The Issue With Rural Broadband


In today’s age, we are consumed by technology. Both rural and urban areas alike rely heavily on the internet for communication, sales, news, education, and so much else. Broadband internet service has become pivotal to the world economy as it moves online. However, access to the internet can be disparate when comparing rural and urban.

First off, let’s define what broadband is. It is simply high-speed internet usually implemented by laid fiber-optic cables underground. Over the years, the definition of broadband has evolved to more accurately reflect current Internet usage trends, such as higher-bandwidth services and multiple in-home devices. Most of these areas that receive broadband are urban and receive an advantage over rural areas without.

There arevarious federal departments that define rural differently. The US government has used at least 15 different definitions for the word rural, and that can cause issues for the people that live in these areas — like lack of access to broadband internet.

Despite the progress made by the United States in increasing broadband coverage, there is still a long way to go in terms of rural broadband. In early 2019, one effort was made by that of the C Spire Rural Broadband Consortium. Including companies like Microsoft, it sought to tackle the rural broadband issue by implementing high-speed internet access throughout the region.
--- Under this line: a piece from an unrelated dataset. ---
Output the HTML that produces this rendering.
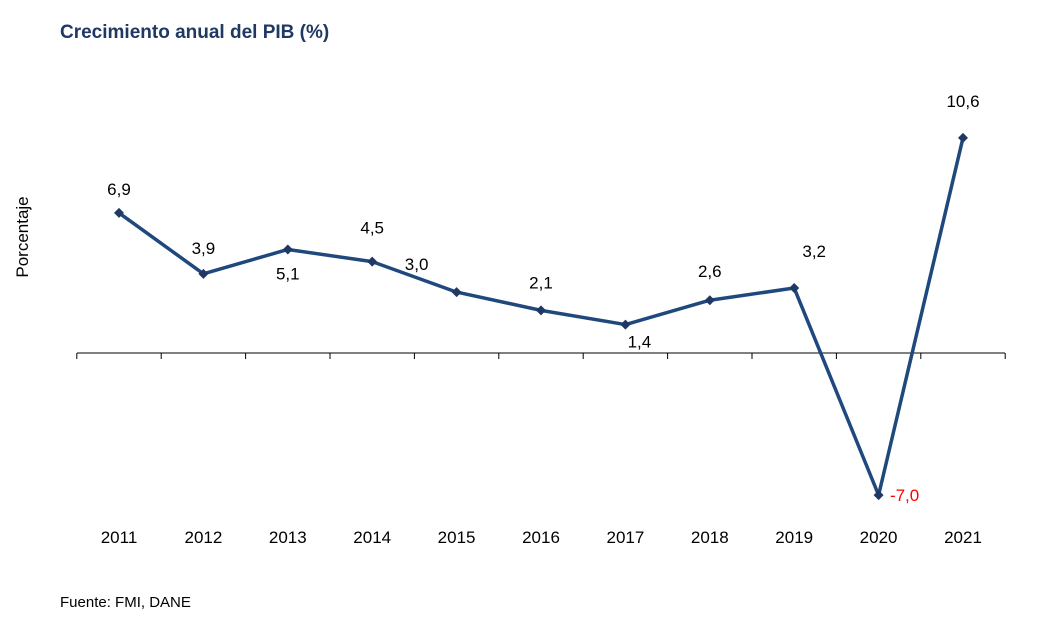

The internet has not only become a staple in our lives but that of the world. It affects our jobs, our schools, our healthcare, our businesses, and even our agriculture, yet the government does not see it as a big issue. It seems as though if we can provide broadband internet access to every part of the country, then it would benefit the US economically. Well, it seems that of the opposite. There are fewer people in rural areas, so the cost of serving each customer will increase, therefore making it not sound in an economic sense. For example, if there are 200 households in a suburb that require 10 miles of fiber-optic cables, the cost per home is way than that of a rural area with 15 homes requiring the same 10 miles of fiber-optic cables. This causes the company providing broadband internet service to have a longer return on an investment period, or the customers needing the service to pay a higher price for it. Most companies cannot handle a long return on investment and customers can’t pay those prices. It is cheaper to just serve a rural community by way of a fixed wireless rather than install broadband cables.

In the government, it seems as though support for rural broadband is strong. However, there is one problem, and it is called Form 477. There are many programs, both federal and state, that are put in place to figure out where rural broadband exists, yet it seems as though this data is far from great. The FCC, or the Federal Communications Commission, and the rest of the government have long relied on Form 477 data to see broadband service accessibility. Even though the FCC is aware of its flaws, it has continued to let it stand. This is yet another reason why broadband has not been installed in many rural areas.

Rural broadband access is and continues to be an issue. The divide between rural and urban exists in many areas, including that of the internet. The disadvantages resulting from limited broadband access in rural areas will continue to grow in prominence as bandwidth demands expand and broadband definitions change. The government relies on incorrect data, continuing to ignore this problem while internet providers do the bare minimum in providing internet access to rural areas. In the end, as technology grows and changes, those who are not up to date on it will surely be left behind.